▸ **Data provided**:
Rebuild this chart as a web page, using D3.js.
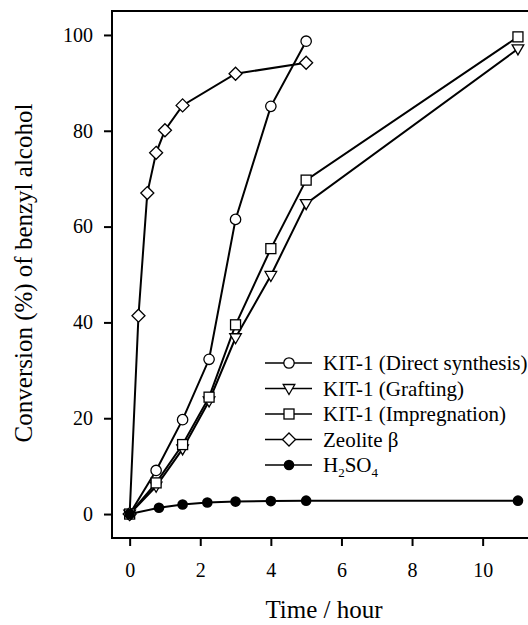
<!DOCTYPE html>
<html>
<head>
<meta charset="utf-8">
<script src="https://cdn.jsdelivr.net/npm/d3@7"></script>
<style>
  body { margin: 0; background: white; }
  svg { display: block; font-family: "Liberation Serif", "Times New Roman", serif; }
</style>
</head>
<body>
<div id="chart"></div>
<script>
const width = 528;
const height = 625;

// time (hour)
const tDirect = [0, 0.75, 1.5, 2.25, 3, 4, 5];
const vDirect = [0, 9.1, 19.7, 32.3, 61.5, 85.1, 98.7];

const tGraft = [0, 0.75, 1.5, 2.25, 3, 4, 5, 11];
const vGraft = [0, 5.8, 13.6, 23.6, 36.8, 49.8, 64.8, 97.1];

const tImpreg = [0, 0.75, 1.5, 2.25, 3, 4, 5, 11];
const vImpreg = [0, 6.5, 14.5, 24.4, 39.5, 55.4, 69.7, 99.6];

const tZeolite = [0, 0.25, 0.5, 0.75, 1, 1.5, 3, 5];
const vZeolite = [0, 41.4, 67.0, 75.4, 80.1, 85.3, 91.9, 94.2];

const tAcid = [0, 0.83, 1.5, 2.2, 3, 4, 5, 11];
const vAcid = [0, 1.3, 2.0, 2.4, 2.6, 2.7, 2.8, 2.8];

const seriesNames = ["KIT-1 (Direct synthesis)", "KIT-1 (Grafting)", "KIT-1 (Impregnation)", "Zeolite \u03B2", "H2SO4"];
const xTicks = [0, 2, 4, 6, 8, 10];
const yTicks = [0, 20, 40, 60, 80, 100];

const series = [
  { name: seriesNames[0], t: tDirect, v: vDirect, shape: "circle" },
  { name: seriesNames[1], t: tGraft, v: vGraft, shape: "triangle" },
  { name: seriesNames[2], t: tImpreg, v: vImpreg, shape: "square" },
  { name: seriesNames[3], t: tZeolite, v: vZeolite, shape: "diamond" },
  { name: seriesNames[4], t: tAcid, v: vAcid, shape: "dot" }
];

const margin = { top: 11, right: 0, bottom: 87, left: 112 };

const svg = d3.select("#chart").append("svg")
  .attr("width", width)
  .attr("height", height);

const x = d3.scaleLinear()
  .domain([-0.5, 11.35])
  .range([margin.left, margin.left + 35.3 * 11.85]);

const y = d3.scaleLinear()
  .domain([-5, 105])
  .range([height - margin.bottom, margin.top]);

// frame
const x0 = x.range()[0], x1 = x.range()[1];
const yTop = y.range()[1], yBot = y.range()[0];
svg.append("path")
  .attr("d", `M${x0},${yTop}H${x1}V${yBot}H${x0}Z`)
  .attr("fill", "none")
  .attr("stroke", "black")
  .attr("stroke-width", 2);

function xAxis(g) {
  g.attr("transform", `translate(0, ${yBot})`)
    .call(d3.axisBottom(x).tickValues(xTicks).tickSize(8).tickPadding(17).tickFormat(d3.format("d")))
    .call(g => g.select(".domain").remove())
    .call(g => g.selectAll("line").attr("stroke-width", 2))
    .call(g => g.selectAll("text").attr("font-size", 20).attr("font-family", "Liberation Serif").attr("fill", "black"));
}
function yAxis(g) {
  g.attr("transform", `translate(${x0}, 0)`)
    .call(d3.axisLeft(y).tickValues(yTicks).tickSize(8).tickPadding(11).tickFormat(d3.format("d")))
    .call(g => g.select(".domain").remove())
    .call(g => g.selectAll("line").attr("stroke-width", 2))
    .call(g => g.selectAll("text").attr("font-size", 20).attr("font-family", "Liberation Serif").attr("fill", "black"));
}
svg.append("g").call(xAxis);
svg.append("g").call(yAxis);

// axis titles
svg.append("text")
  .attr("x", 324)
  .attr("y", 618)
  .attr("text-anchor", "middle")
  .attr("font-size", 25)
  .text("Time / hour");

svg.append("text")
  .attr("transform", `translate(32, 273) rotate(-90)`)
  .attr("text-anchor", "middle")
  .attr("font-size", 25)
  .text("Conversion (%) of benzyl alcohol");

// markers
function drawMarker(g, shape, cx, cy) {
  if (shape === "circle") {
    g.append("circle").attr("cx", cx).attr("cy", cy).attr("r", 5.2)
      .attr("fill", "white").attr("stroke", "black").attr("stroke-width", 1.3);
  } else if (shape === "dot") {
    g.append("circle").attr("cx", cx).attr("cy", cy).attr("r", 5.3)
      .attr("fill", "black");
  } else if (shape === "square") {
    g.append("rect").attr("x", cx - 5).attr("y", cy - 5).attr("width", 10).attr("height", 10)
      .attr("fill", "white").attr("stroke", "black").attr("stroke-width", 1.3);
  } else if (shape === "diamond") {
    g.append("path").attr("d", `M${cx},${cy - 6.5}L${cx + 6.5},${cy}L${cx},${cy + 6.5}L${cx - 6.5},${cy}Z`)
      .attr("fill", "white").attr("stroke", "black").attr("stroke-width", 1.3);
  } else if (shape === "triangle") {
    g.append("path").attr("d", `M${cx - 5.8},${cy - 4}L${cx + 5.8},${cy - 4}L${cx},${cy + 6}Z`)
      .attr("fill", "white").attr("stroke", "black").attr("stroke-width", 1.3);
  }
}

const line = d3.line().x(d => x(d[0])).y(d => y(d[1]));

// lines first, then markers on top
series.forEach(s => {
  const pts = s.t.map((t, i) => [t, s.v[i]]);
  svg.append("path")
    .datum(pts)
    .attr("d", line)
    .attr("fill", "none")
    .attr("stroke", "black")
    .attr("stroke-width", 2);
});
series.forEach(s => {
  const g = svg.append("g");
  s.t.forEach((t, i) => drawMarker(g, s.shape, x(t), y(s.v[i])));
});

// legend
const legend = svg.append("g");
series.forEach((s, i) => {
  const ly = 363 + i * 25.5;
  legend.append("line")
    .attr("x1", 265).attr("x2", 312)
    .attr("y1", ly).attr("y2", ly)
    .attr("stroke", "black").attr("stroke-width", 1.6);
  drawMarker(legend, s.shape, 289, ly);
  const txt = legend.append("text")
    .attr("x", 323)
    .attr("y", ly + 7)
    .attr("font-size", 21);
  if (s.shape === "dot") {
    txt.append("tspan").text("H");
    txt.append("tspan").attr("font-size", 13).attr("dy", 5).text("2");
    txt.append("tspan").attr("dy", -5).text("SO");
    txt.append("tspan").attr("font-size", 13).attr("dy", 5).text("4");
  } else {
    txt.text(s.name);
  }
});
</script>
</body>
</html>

▸ **What is asked**:
Up to and including the line with "const vDirect = [0, 9.1, 19.7, 32.3, 61.5, 85.1, 98.7];", copy the data above from its first line. Skip pictures.

▸ **Solution to this task**:
Rebuild this chart as a web page, using D3.js.
<!DOCTYPE html>
<html>
<head>
<meta charset="utf-8">
<script src="https://cdn.jsdelivr.net/npm/d3@7"></script>
<style>
  body { margin: 0; background: white; }
  svg { display: block; font-family: "Liberation Serif", "Times New Roman", serif; }
</style>
</head>
<body>
<div id="chart"></div>
<script>
const width = 528;
const height = 625;

// time (hour)
const tDirect = [0, 0.75, 1.5, 2.25, 3, 4, 5];
const vDirect = [0, 9.1, 19.7, 32.3, 61.5, 85.1, 98.7];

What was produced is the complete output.